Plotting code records
>> START
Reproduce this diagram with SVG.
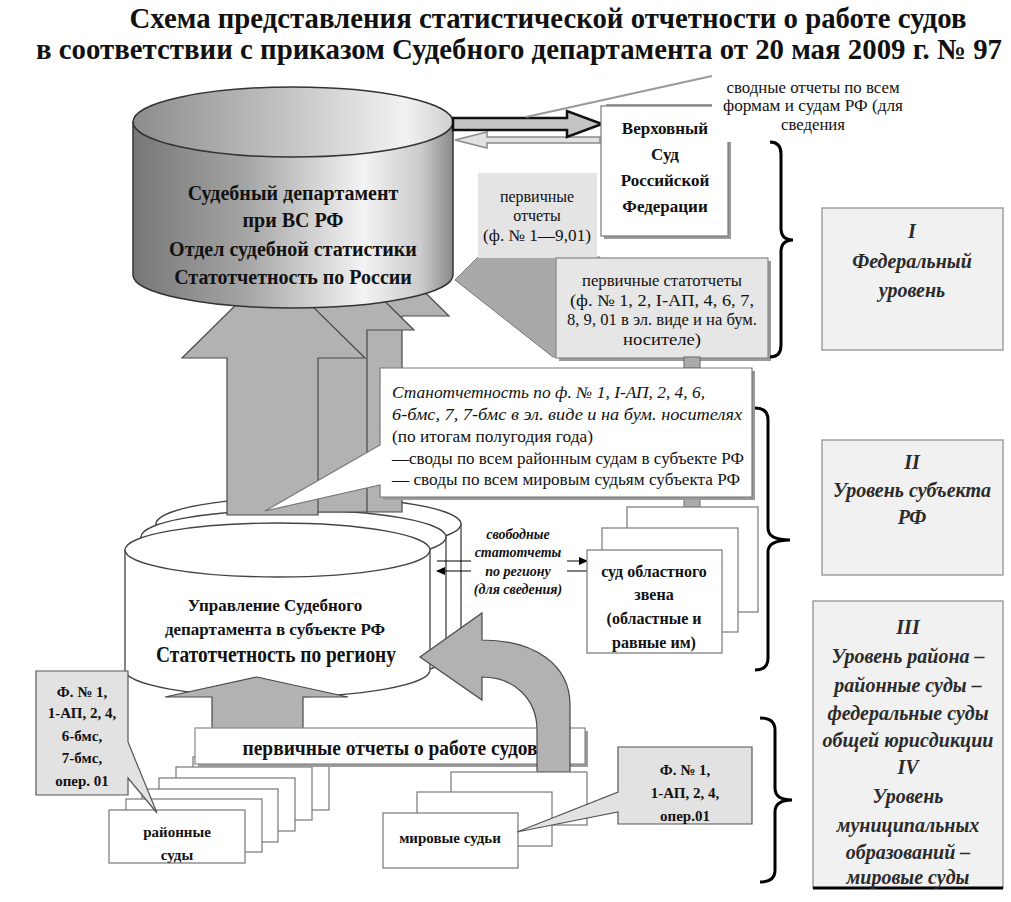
<svg xmlns="http://www.w3.org/2000/svg" width="1011" height="902" viewBox="0 0 1011 902" font-family="'Liberation Serif', 'Times New Roman', Tinos, 'DejaVu Serif', serif">
<defs>
<linearGradient id="gBody" x1="0" x2="1" y1="0" y2="0">
<stop offset="0" stop-color="#777"/><stop offset="0.35" stop-color="#a4a4a4"/><stop offset="0.72" stop-color="#f3f3f3"/><stop offset="0.9" stop-color="#cbcbcb"/><stop offset="1" stop-color="#8a8a8a"/>
</linearGradient>
<linearGradient id="gTop" x1="0" x2="1" y1="0" y2="0">
<stop offset="0" stop-color="#8c8c8c"/><stop offset="0.5" stop-color="#c6c6c6"/><stop offset="0.85" stop-color="#f2f2f2"/><stop offset="1" stop-color="#cfcfcf"/>
</linearGradient>
<marker id="ah" markerWidth="9" markerHeight="8" refX="8" refY="4" orient="auto" markerUnits="userSpaceOnUse"><path d="M0,0 L9,4 L0,8 Z" fill="#000"/></marker>
</defs>
<style>
text{font-family:'Liberation Serif','Times New Roman',Tinos,'DejaVu Serif',serif;fill:#111}
.b{font-weight:700}
.i{font-style:italic}
.c{text-anchor:middle}
.lvl{font-weight:700;font-style:italic;fill:#2b2b2b;font-size:20px;text-anchor:middle}
.box{fill:#fff;stroke:#777;stroke-width:1.2}
.grey{fill:#e2e2e2;stroke:#555;stroke-width:1.2}
.lbox{fill:#f1f1f1;stroke:#8a8a8a;stroke-width:1.2}
.arrow{fill:#b2b2b2;stroke:#4a4a4a;stroke-width:1.2}
.brace{fill:none;stroke:#000;stroke-width:3}
.shadow{fill:#9a9a9a}
.cyl{fill:#fff;stroke:#444;stroke-width:1.3}
</style>
<rect width="1011" height="902" fill="#fff"/>

<g id="title">
<text class="b c" x="548" y="28" font-size="29" textLength="837" lengthAdjust="spacingAndGlyphs">Схема представления статистической отчетности о работе судов</text>
<text class="b c" x="519" y="59" font-size="29" textLength="966" lengthAdjust="spacingAndGlyphs">в соответствии с приказом Судебного департамента от 20 мая 2009 г. № 97</text>
</g>

<g id="lower-cylinders">
<path class="cyl" d="M156,524 V644 A152.5,27 0 0 0 461,644 V524 Z"/>
<ellipse class="cyl" cx="308.5" cy="524" rx="152.5" ry="27"/>
<path class="cyl" d="M141,537 V657 A152.5,27 0 0 0 446,657 V537 Z"/>
<ellipse class="cyl" cx="293.5" cy="537" rx="152.5" ry="27"/>
</g>

<g id="connectors">
<polygon class="arrow" points="311,512 311,316 266,316 357.5,226 449,316 402,316 402,512"/>
<polygon class="arrow" points="276,512 276,330 231,330 322.5,240 414,330 367,330 367,512"/>
<polygon class="arrow" points="227,515 227,358 182,358 273.5,268 365,358 318,358 318,515"/>
<polygon fill="#a9a9a9" stroke="#777" stroke-width="1" points="478,257 600,257 600,357 553,357 455,280"/>
</g>

<g id="sd-cylinder">
<path d="M133,122 V275 A160,33 0 0 0 453,275 V122 Z" fill="url(#gBody)" stroke="#333" stroke-width="1.5"/>
<ellipse cx="293" cy="122" rx="160" ry="35" fill="url(#gTop)" stroke="#333" stroke-width="1.5"/>
<text class="b c" x="293" y="200" font-size="20">Судебный департамент</text>
<text class="b c" x="293" y="227" font-size="20">при ВС РФ</text>
<text class="b c" x="293" y="256" font-size="20">Отдел судебной статистики</text>
<text class="b c" x="293" y="284" font-size="20">Статотчетность по России</text>
</g>

<g id="top-arrows">
<path d="M600,137 H487 V132 L455,140 L487,148 V143 H600 Z" fill="#e2e2e2" stroke="#8a8a8a" stroke-width="1.5"/>
<path d="M453,118 H567 V111 L602,124 L567,137 V130 H453 Z" fill="#c4c4c4" stroke="#111" stroke-width="2.5"/>
<line x1="526" y1="117" x2="712" y2="76" stroke="#999" stroke-width="2"/>
<line x1="606" y1="105" x2="712" y2="105" stroke="#999" stroke-width="2"/>
</g>

<g id="supreme-court">
<rect x="604" y="109" width="127" height="130" class="shadow"/>
<rect x="601" y="106" width="127" height="130" class="box"/>
<text class="b c" x="665" y="134" font-size="17">Верховный</text>
<text class="b c" x="665" y="160" font-size="17">Суд</text>
<text class="b c" x="665" y="186" font-size="17">Российской</text>
<text class="b c" x="665" y="212" font-size="17">Федерации</text>
</g>

<g id="summary-label">
<rect x="712" y="74" width="200" height="68" fill="#fff"/>
<text class="c" x="813" y="93" font-size="16" textLength="173" lengthAdjust="spacingAndGlyphs">сводные отчеты по всем</text>
<text class="c" x="813" y="111" font-size="16" textLength="180" lengthAdjust="spacingAndGlyphs">формам и судам РФ (для</text>
<text class="c" x="813" y="130" font-size="16" textLength="64" lengthAdjust="spacingAndGlyphs">сведения</text>
</g>

<g id="primary-reports">
<rect x="478" y="173" width="119" height="85" fill="#e4e4e4"/>
<text class="c" x="537" y="202" font-size="16">первичные</text>
<text class="c" x="537" y="221" font-size="16">отчеты</text>
<text class="c" x="537" y="241" font-size="16" textLength="108" lengthAdjust="spacingAndGlyphs">(ф. № 1—9,01)</text>
</g>

<g id="primary-stat">
<rect x="559" y="261" width="212" height="100" class="shadow"/>
<rect x="556" y="258" width="212" height="100" fill="#e6e6e6" stroke="#888" stroke-width="1.2"/>
<text class="c" x="662" y="286" font-size="16" textLength="160" lengthAdjust="spacingAndGlyphs">первичные статотчеты</text>
<text class="c" x="662" y="306" font-size="16" textLength="184" lengthAdjust="spacingAndGlyphs">(ф. № 1, 2, I-АП, 4, 6, 7,</text>
<text class="c" x="662" y="325" font-size="16" textLength="190" lengthAdjust="spacingAndGlyphs">8, 9, 01 в эл. виде и на бум.</text>
<text class="c" x="662" y="345" font-size="16" textLength="78" lengthAdjust="spacingAndGlyphs">носителе)</text>
</g>

<g id="links">
<rect x="684" y="357" width="16" height="11" fill="#aaa" stroke="#666"/>
<rect x="684" y="497" width="16" height="11" fill="#aaa" stroke="#666"/>
</g>

<g id="region-callout">
<path class="shadow" d="M383,371 H755 V500 H383 Z"/>
<path d="M380,368 H752 V497 H380 V485 L265,511 L380,445 Z" fill="#fff" stroke="#777" stroke-width="1.2"/>
<text class="i" x="392" y="398" font-size="16" textLength="313" lengthAdjust="spacingAndGlyphs">Станотчетность по ф. № 1, I-АП, 2, 4, 6,</text>
<text class="i" x="392" y="420" font-size="16" textLength="350" lengthAdjust="spacingAndGlyphs">6-бмс, 7, 7-бмс в эл. виде и на бум. носителях</text>
<text x="392" y="442" font-size="16" textLength="201" lengthAdjust="spacingAndGlyphs">(по итогам полугодия года)</text>
<text x="392" y="464" font-size="16" textLength="352" lengthAdjust="spacingAndGlyphs">—своды по всем районным судам в субъекте РФ</text>
<text x="392" y="485" font-size="16" textLength="348" lengthAdjust="spacingAndGlyphs">— своды по всем мировым судьям субъекта РФ</text>
</g>

<g id="regional-cylinder">
<path class="cyl" d="M125,550 V670 A152.5,27 0 0 0 430,670 V550 Z"/>
<ellipse class="cyl" cx="277.5" cy="550" rx="152.5" ry="27"/>
<text class="b c" x="275" y="611" font-size="17">Управление Судебного</text>
<text class="b c" x="275" y="635" font-size="17">департамента в субъекте РФ</text>
<text class="b c" x="276" y="662" font-size="23" textLength="240" lengthAdjust="spacingAndGlyphs">Статотчетность по региону</text>
</g>

<g id="exchange-arrows">
<line x1="437" y1="561" x2="587" y2="561" stroke="#000" stroke-width="1.2" marker-end="url(#ah)"/>
<line x1="587" y1="571" x2="437" y2="571" stroke="#000" stroke-width="1.2" marker-end="url(#ah)"/>
<rect x="471" y="524" width="96" height="74" fill="#fff"/>
<text class="b i c" x="518" y="539" font-size="14">свободные</text>
<text class="b i c" x="518" y="557" font-size="14">статотчеты</text>
<text class="b i c" x="518" y="576" font-size="14">по региону</text>
<text class="b i c" x="518" y="594" font-size="14">(для сведения)</text>
</g>

<g id="regional-courts">
<rect x="627" y="507" width="131" height="105" class="box"/>
<rect x="602" y="528" width="136" height="104" class="box"/>
<rect x="587" y="550" width="135" height="103" class="box"/>
<text class="b c" x="654" y="577" font-size="16">суд областного</text>
<text class="b c" x="654" y="600" font-size="16">звена</text>
<text class="b c" x="654" y="624" font-size="16">(областные и</text>
<text class="b c" x="654" y="648" font-size="16">равные им)</text>
</g>

<g id="district-courts">
<rect x="193" y="757" width="136" height="53" class="box"/>
<rect x="176" y="767" width="136" height="53" class="box"/>
<rect x="159" y="778" width="136" height="53" class="box"/>
<rect x="142" y="789" width="136" height="53" class="box"/>
<rect x="126" y="799" width="136" height="53" class="box"/>
<rect x="109" y="810" width="136" height="53" class="box"/>
<text class="b c" x="177" y="837" font-size="15">районные</text>
<text class="b c" x="177" y="860" font-size="15">суды</text>
</g>

<g id="up-arrow">
<polygon class="arrow" points="212,730 212,697 165,697 257,677 348,697 303,697 303,730"/>
</g>

<g id="banner">
<rect x="198" y="731" width="390" height="36" class="shadow"/>
<rect x="195" y="728" width="390" height="36" fill="#fff" stroke="#888" stroke-width="1.2"/>
<text class="b c" x="390" y="755" font-size="21" textLength="295" lengthAdjust="spacingAndGlyphs">первичные отчеты о работе судов</text>
</g>

<g id="curved-arrow">
<path class="arrow" d="M570,772 V705 C570,665 535,640 482,640 V613 L420,657 L482,700 V677 C515,677 537,700 537,730 V772 Z"/>
</g>

<g id="magistrates">
<rect x="451" y="772" width="136" height="53" class="box"/>
<rect x="417" y="792" width="135" height="54" class="box"/>
<rect x="383" y="813" width="135" height="55" class="box"/>
<text class="b c" x="450" y="843" font-size="15">мировые судьи</text>
</g>

<g id="forms-district">
<path class="grey" d="M36,671 H128 V742 L157,813 L128,778 V795 H36 Z"/>
<text class="b c" x="82" y="697" font-size="15">Ф. № 1,</text>
<text class="b c" x="82" y="718" font-size="15">1-АП, 2, 4,</text>
<text class="b c" x="82" y="741" font-size="15">6-бмс,</text>
<text class="b c" x="82" y="763" font-size="15">7-бмс,</text>
<text class="b c" x="82" y="786" font-size="15">опер. 01</text>
</g>

<g id="forms-magistrates">
<path class="grey" d="M618,747 H752 V824 H618 V812 L517,832 L618,792 Z"/>
<text class="b c" x="685" y="775" font-size="15">Ф. № 1,</text>
<text class="b c" x="685" y="798" font-size="15">1-АП, 2, 4,</text>
<text class="b c" x="685" y="821" font-size="15">опер.01</text>
</g>

<g id="braces">
<path class="brace" d="M770,142 Q781,142 781,154 L781,228 Q781,240 793,240 Q781,240 781,252 L781,345 Q781,357 770,357"/>
<path class="brace" d="M755,408 Q768,408 768,420 L768,528 Q768,540 790,540 Q768,540 768,552 L768,658 Q768,670 755,670"/>
<path class="brace" d="M760,718 Q775,718 775,730 L775,788 Q775,800 792,800 Q775,800 775,812 L775,870 Q775,882 760,882"/>
</g>

<g id="level-1">
<rect x="822" y="208" width="181" height="142" class="lbox"/>
<text class="lvl" x="912" y="238">I</text>
<text class="lvl" x="912" y="268">Федеральный</text>
<text class="lvl" x="912" y="297">уровень</text>
</g>

<g id="level-2">
<rect x="822" y="440" width="181" height="135" class="lbox"/>
<text class="lvl" x="912" y="469">II</text>
<text class="lvl" x="912" y="497">Уровень субъекта</text>
<text class="lvl" x="912" y="524">РФ</text>
</g>

<g id="level-3-4">
<rect x="813" y="601" width="190" height="287" class="lbox"/>
<line x1="813" y1="888" x2="1003" y2="888" stroke="#000" stroke-width="3"/>
<text class="lvl" x="908" y="634">III</text>
<text class="lvl" x="908" y="663">Уровень района –</text>
<text class="lvl" x="908" y="692">районные суды –</text>
<text class="lvl" x="908" y="720">федеральные суды</text>
<text class="lvl" x="908" y="747">общей юрисдикции</text>
<text class="lvl" x="908" y="774">IV</text>
<text class="lvl" x="908" y="803">Уровень</text>
<text class="lvl" x="908" y="832">муниципальных</text>
<text class="lvl" x="908" y="859">образований –</text>
<text class="lvl" x="908" y="884">мировые суды</text>
</g>
</svg>
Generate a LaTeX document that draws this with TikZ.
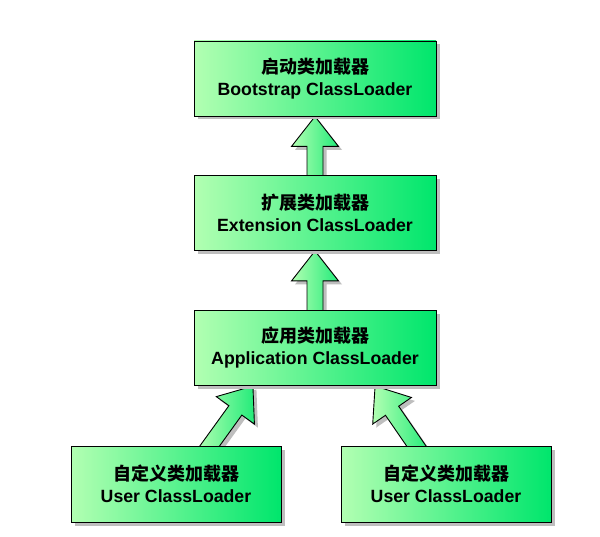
\documentclass[tikz,border=0pt]{standalone}
\usepackage{fontspec}
\setmainfont{Liberation Sans}
\newfontfamily\cjk{Noto Sans CJK SC}
\usetikzlibrary{calc,shadows,backgrounds}
\definecolor{gl}{RGB}{178,255,178}
\definecolor{gr}{RGB}{0,230,108}
\definecolor{shd}{RGB}{190,190,190}
\tikzset{
  loader/.style={draw=black, line width=0.9pt, left color=gl, right color=gr,
    minimum width=242pt, minimum height=75pt, align=center, inner sep=0pt,
    font=\bfseries\fontsize{17.7}{22}\selectfont,
    drop shadow={shadow xshift=3.5pt, shadow yshift=-3.5pt, fill=shd, opacity=1}},
  userloader/.style={loader, minimum width=210pt, minimum height=76pt},
  blockarrowstyle/.style={draw=black, line width=0.9pt, left color=gl, right color=gr!80!gl,
    drop shadow={shadow xshift=3.5pt, shadow yshift=-3.5pt, fill=shd, opacity=1}}
}
\newcommand\cn[1]{{\cjk\bfseries\fontsize{18}{22}\selectfont #1}}
\newcommand\blkarrow[2]{%
  \path[blockarrowstyle] let \p1=(#1), \p2=(#2),
      \n1={atan2(\y2-\y1,\x2-\x1)}, \n2={veclen(\x2-\x1,\y2-\y1)} in
    [shift={(\p1)}, rotate=\n1]
    (-12,-8) -- ({\n2-30},-8) -- ({\n2-30},-23.5) -- (\n2,0) --
    ({\n2-30},23.5) -- ({\n2-30},8) -- (-12,8) -- cycle;%
}
\begin{document}
\begin{tikzpicture}[x=1pt,y=1pt]
  \useasboundingbox (0,0) rectangle (600,536);
  \node[loader] (b1) at (315,457.5) {\cn{启动类加载器}\\Bootstrap ClassLoader};
  \node[loader] (b2) at (315,323) {\cn{扩展类加载器}\\Extension ClassLoader};
  \node[loader] (b3) at (315,188) {\cn{应用类加载器}\\Application ClassLoader};
  \node[userloader] (b4) at (176,52) {\cn{自定义类加载器}\\User ClassLoader};
  \node[userloader] (b5) at (446,52) {\cn{自定义类加载器}\\User ClassLoader};
  \begin{scope}[on background layer]
    \fill[white] (0,0) rectangle (600,536);
    \blkarrow{b2.north}{b1.south}
    \blkarrow{b3.north}{b2.south}
    \blkarrow{$(b4.north)+(34,0)$}{$(b3.south)+(-62,0)$}
    \blkarrow{$(b5.north)+(-30,0)$}{$(b3.south)+(60,0)$}
  \end{scope}
\end{tikzpicture}
\end{document}
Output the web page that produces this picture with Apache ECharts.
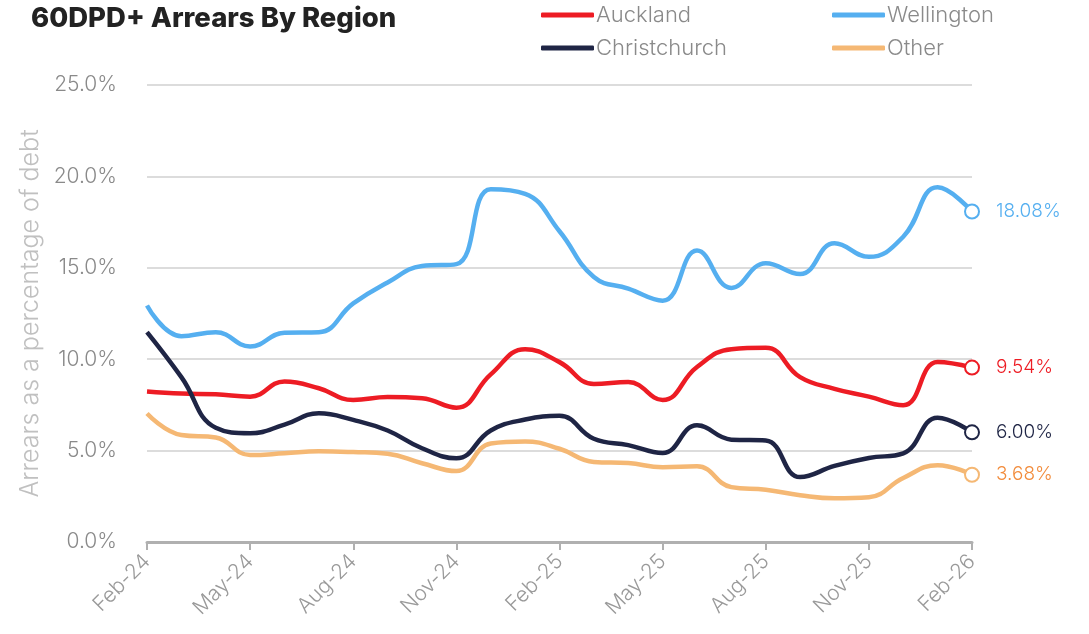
<!DOCTYPE html>
<html>
<head>
<meta charset="utf-8">
<script src="https://cdn.jsdelivr.net/npm/echarts@6/dist/echarts.min.js"></script>
<style>
  html, body { margin: 0; padding: 0; background: #fff; }
  #chart { width: 1089px; height: 634px; }
</style>
</head>
<body>
<div id="chart"></div>
<script>
// months Feb-24 .. Feb-26
var months = ['Feb-24', 'Mar-24', 'Apr-24', 'May-24', 'Jun-24', 'Jul-24', 'Aug-24', 'Sep-24', 'Oct-24', 'Nov-24', 'Dec-24',
    'Jan-25', 'Feb-25', 'Mar-25', 'Apr-25', 'May-25', 'Jun-25', 'Jul-25', 'Aug-25', 'Sep-25', 'Oct-25', 'Nov-25', 'Dec-25',
    'Jan-26', 'Feb-26'];
var regionNames = ['Auckland', 'Wellington', 'Christchurch', 'Other'];
var auckland = [8.23, 8.12, 8.08, 7.95, 8.78, 8.41, 7.77, 7.93, 7.86, 7.35, 9.17, 10.55, 9.84, 8.65, 8.75, 7.77, 9.57,
    10.55, 10.62, 9.02, 8.38, 7.95, 7.48, 9.84, 9.54];
var wellington = [12.94, 11.26, 11.48, 10.70, 11.45, 11.48, 13.05, 14.2, 15.1, 15.2, 19.3, 19.05, 17.0, 14.5, 13.86,
    13.2, 15.94, 13.9, 15.25, 14.66, 16.34, 15.6, 16.7, 19.4, 18.08];
var christchurch = [11.48, 9.02, 6.25, 5.95, 6.42, 7.04, 6.68, 6.1, 5.13, 4.58, 6.1, 6.7, 6.9, 5.65, 5.3, 4.87, 6.38,
    5.6, 5.55, 3.55, 4.16, 4.6, 4.85, 6.8, 6.00];
var other = [7.03, 5.85, 5.72, 4.76, 4.85, 4.96, 4.92, 4.83, 4.31, 3.88, 5.39, 5.5, 5.1, 4.38, 4.32, 4.09, 4.14,
    3.0, 2.86, 2.56, 2.39, 2.45, 3.5, 4.2, 3.68];
var lineColors = ['#ed1c24', '#55aff0', '#1f2545', '#f5b874'];
var endLabelColors = ['#ed1c24', '#55aff0', '#1f2545', '#f28c3c'];

var chart = echarts.init(document.getElementById('chart'));
var seriesData = [auckland, wellington, christchurch, other];
var font = 'Inter, "Noto Sans", sans-serif';

function makeSeries(name, color, labelColor, data) {
    var last = data.length - 1;
    return {
        name: name,
        type: 'line',
        smooth: 0.45,
        data: data,
        symbol: 'emptyCircle',
        showAllSymbol: true,
        symbolSize: function (v, p) { return p.dataIndex === last ? 14 : 0; },
        lineStyle: { color: color, width: 4.5 },
        itemStyle: { color: color, borderWidth: 3 },
        endLabel: {
            show: true,
            distance: 24,
            color: labelColor,
            fontFamily: font,
            fontWeight: 300,
            fontSize: 19,
            formatter: function (p) { return p.value.toFixed(2) + '%'; }
        },
        emphasis: { disabled: true },
        z: 3
    };
}

// one legend per slot: two rows of two
var legendPos = [[536, -1], [827, -1], [536, 32], [827, 32]];
var legends = [];
for (var i = 0; i < regionNames.length; i++) {
    legends.push({
        data: [regionNames[i]],
        left: legendPos[i][0],
        top: legendPos[i][1],
        icon: 'roundRect',
        itemWidth: 53,
        itemHeight: 5,
        itemGap: 5,
        selectedMode: false,
        textStyle: { color: '#8a8a8a', fontSize: 22, fontFamily: font, fontWeight: 300, padding: [0, 0, 0, -3] }
    });
}

var series = [];
for (var j = 0; j < regionNames.length; j++) {
    series.push(makeSeries(regionNames[j], lineColors[j], endLabelColors[j], seriesData[j]));
}

chart.setOption({
    animation: false,
    title: {
        text: '60DPD+ Arrears By Region',
        left: 26,
        top: 0,
        textStyle: { color: '#222', fontSize: 27.5, fontWeight: 800, fontFamily: font }
    },
    legend: legends,
    grid: { left: 147, right: 117, top: 85, bottom: 92 },
    xAxis: {
        type: 'category',
        data: months,
        boundaryGap: false,
        axisLine: { lineStyle: { color: '#b0b0b0', width: 3 } },
        axisTick: { interval: 2, length: 8, lineStyle: { color: '#b0b0b0', width: 2 } },
        axisLabel: {
            interval: 2,
            rotate: 45,
            margin: 16,
            color: '#9a9a9a',
            fontSize: 21,
            fontFamily: font,
            fontWeight: 300
        }
    },
    yAxis: {
        type: 'value',
        min: 0,
        max: 25,
        interval: 5,
        name: 'Arrears as a percentage of debt',
        nameLocation: 'middle',
        nameGap: 103,
        nameTextStyle: { color: '#c0c0c0', fontSize: 25, fontFamily: font, fontWeight: 300 },
        axisLine: { show: false },
        axisTick: { show: false },
        axisLabel: {
            margin: 30,
            color: '#8a8a8a',
            fontSize: 21,
            fontFamily: font,
            fontWeight: 300,
            formatter: function (v) { return v.toFixed(1) + '%'; }
        },
        splitLine: { lineStyle: { color: '#dcdcdc', width: 2 } }
    },
    series: series
});

window.addEventListener('resize', function () {
    chart.resize();
});
</script>
</body>
</html>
>> END
**Stated goal:** Check each line of the records above for the word "this", then give the number of lines that have it, with no other words.

**Exercise result:** 3